According to a recent article in GlobeSt.com, Ohio Democratic U.S. Senator Sherrod Brown, who chairs the Committee on Banking, Housing and Urban Affairs, said investors and asset management institutions are taking advantage of an allegedly “captive” housing supply situation to increase their returns.
GlobeSt.com quotes Brown as saying, “Private equity firms, corporate landlords and investors saw a shortage, and they saw a captive market. They see these [single-family houses] as nothing more than annual return on equity,” during a Committee hearing.
Brown also referred to the growing presence of institutional investors looking to capitalize on the current nationwide market forces of high demand and short supply, fueled by labor shortages, supply chain issues and inflated materials prices as a “land grab.”
The article noted Blackstone Group left the single-family rental market in 2019 and then reentered with a $6B deal to buy Home Partners of America, which held a portfolio of more than 17,000 units.
Debt and equity staked in single-family rentals by investors totaled roughly $30B in 2021, and around 100,000 SFR units started construction around the country last year.
However appealing the specter of an institutional monster standing like some evil capitalist ogre or boogeyman on the flattened backs of the American homebuyer may be, and however much political hay can be made from painting that image, it has already been shown to be more comforting myth than cold market reality.
An article in Vox last year covered BlackRock’s activity in the sector and the resulting demonization of investors inflating housing prices that has, “yanked the dream of homeownership out of the desperate, clutching hands of millions.”
Vox then went on to point out the comparatively small role institutional investors play in housing market, particularly in single-family, making up only an estimated 20% of sales. While concerns about cash buyers reducing opportunities for traditional mortgage-based buyers have a basis in reality, the article notes the real issue driving up prices is not “iBuyers” and assest funds.
Simply stated, “The idea that institutional investors are somehow largely to blame for the current housing market catastrophe is wrong and obscures the real problem.

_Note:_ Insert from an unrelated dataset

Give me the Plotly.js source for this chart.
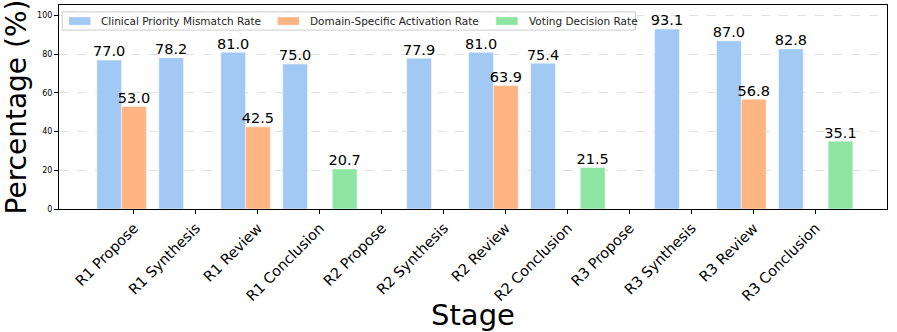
<!DOCTYPE html>
<html>
<head>
<meta charset="utf-8">
<script src="https://cdn.plot.ly/plotly-3.0.1.min.js"></script>
<style>
  html, body { margin: 0; padding: 0; background: #fff; }
  #chart { width: 897px; height: 332px; }
</style>
</head>
<body>
<div id="chart"></div>
<script>
const stages = ['R1 Propose', 'R1 Synthesis', 'R1 Review', 'R1 Conclusion',
                'R2 Propose', 'R2 Synthesis', 'R2 Review', 'R2 Conclusion',
                'R3 Propose', 'R3 Synthesis', 'R3 Review', 'R3 Conclusion'];
const mismatchRate = [77.0, 78.2, 81.0, 75.0, null, 77.9, 81.0, 75.4, null, 93.1, 87.0, 82.8];
const activationRate = [53.0, null, 42.5, null, null, null, 63.9, null, null, null, 56.8, null];
const votingRate = [null, null, null, 20.7, null, null, null, 21.5, null, null, null, 35.1];

const seriesNames = ['Clinical Priority Mismatch Rate', 'Domain-Specific Activation Rate', 'Voting Decision Rate'];
const colors = ['#a1c9f4', '#ffb482', '#8de5a1'];
const barWidth = 0.4;
const offsets = [-0.6, -0.2, 0.2];

const idx = stages.map((_, i) => i);
const allSeries = [mismatchRate, activationRate, votingRate];

const traces = [];
allSeries.forEach((vals, k) => {
    traces.push({
        type: 'bar',
        name: seriesNames[k],
        x: idx,
        y: vals,
        width: barWidth,
        offset: offsets[k],
        marker: { color: colors[k], line: { color: 'rgba(255,255,255,0.6)', width: 0.8 } },
        hoverinfo: 'skip'
    });
});

// value labels on top of the bars
allSeries.forEach((vals, k) => {
    const xs = [], ys = [], ts = [];
    vals.forEach((v, i) => {
        if (v === null) return;
        xs.push(i + offsets[k] + barWidth / 2);
        ys.push(v);
        ts.push(v.toFixed(1));
    });
    traces.push({
        type: 'scatter', mode: 'text',
        x: xs, y: ys, text: ts,
        textposition: 'top center',
        textfont: { size: 14.5, color: '#000' },
        showlegend: false, cliponaxis: false, hoverinfo: 'skip'
    });
});

// compact legend box (the built-in one is too tall and hides labels)
const legendBox = { x0: 0.004, x1: 0.696, y0: 0.877, y1: 0.966 };
const swatchX = [0.012, 0.264, 0.528];
const swatchW = 0.026;
const textX = [0.048, 0.301, 0.565];
const legendMidY = (legendBox.y0 + legendBox.y1) / 2;

const shapes = [{
    type: 'rect', xref: 'paper', yref: 'paper',
    x0: legendBox.x0, x1: legendBox.x1, y0: legendBox.y0, y1: legendBox.y1,
    fillcolor: 'rgba(255,255,255,0.8)', line: { color: '#cccccc', width: 1 }, layer: 'above'
}];
const annotations = [];
seriesNames.forEach((name, k) => {
    shapes.push({
        type: 'rect', xref: 'paper', yref: 'paper',
        x0: swatchX[k], x1: swatchX[k] + swatchW,
        y0: legendMidY - 0.019, y1: legendMidY + 0.019,
        fillcolor: colors[k], line: { width: 0 }, layer: 'above'
    });
    annotations.push({
        xref: 'paper', yref: 'paper', x: textX[k], y: legendMidY,
        xanchor: 'left', yanchor: 'middle', showarrow: false,
        text: name, font: { size: 10.5, color: '#222' }
    });
});

const layout = {
    width: 897, height: 332,
    margin: { l: 59, r: 10, t: 5, b: 123 },
    paper_bgcolor: '#fff', plot_bgcolor: '#fff',
    font: { family: 'DejaVu Sans, sans-serif', color: '#000' },
    barmode: 'overlay',
    showlegend: false,
    shapes: shapes,
    annotations: annotations,
    xaxis: {
        range: [-1.21, 12.15],
        tickmode: 'array', tickvals: idx, ticktext: stages,
        tickangle: -45, tickfont: { size: 14.5 },
        ticks: 'outside', ticklen: 4, tickcolor: '#000',
        showline: true, linecolor: '#000', linewidth: 1, mirror: true,
        showgrid: false, zeroline: false,
        title: { text: 'Stage', font: { size: 29 }, standoff: 4 }
    },
    yaxis: {
        range: [0, 105.5],
        tickvals: [0, 20, 40, 60, 80, 100], tickfont: { size: 8 },
        ticks: 'outside', ticklen: 4, tickcolor: '#000',
        showline: true, linecolor: '#000', linewidth: 1, mirror: true,
        showgrid: true, gridcolor: '#d9d9d9', griddash: 'dash', gridwidth: 0.8,
        zeroline: false,
        title: { text: 'Percentage (%)', font: { size: 28 }, standoff: 2 }
    }
};

Plotly.newPlot('chart', traces, layout, { displayModeBar: false, staticPlot: true });
</script>
</body>
</html>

Housing prices have been skyrocketing due to historically low supply, low mortgage rates, and the largest generation in American history entering the market looking for starter homes.”
It’s easy to rail against heavily capitalized institutions potentially making an already difficult and multifaceted problem more cumbersome. What is not easy is addressing the real underlying issues of monetary policy, inflation, three decades of under-promoted skilled trade education, global supply chain constriction, and bureaucratic impediments to new supply delivery.
Rather than inventing boogeymen to keep voters afraid and direct their anger and frustration elsewhere, perhaps Sen. Brown and other leaders at the local, state and national levels could better serve their constituents by trying to slay the real monsters in the room.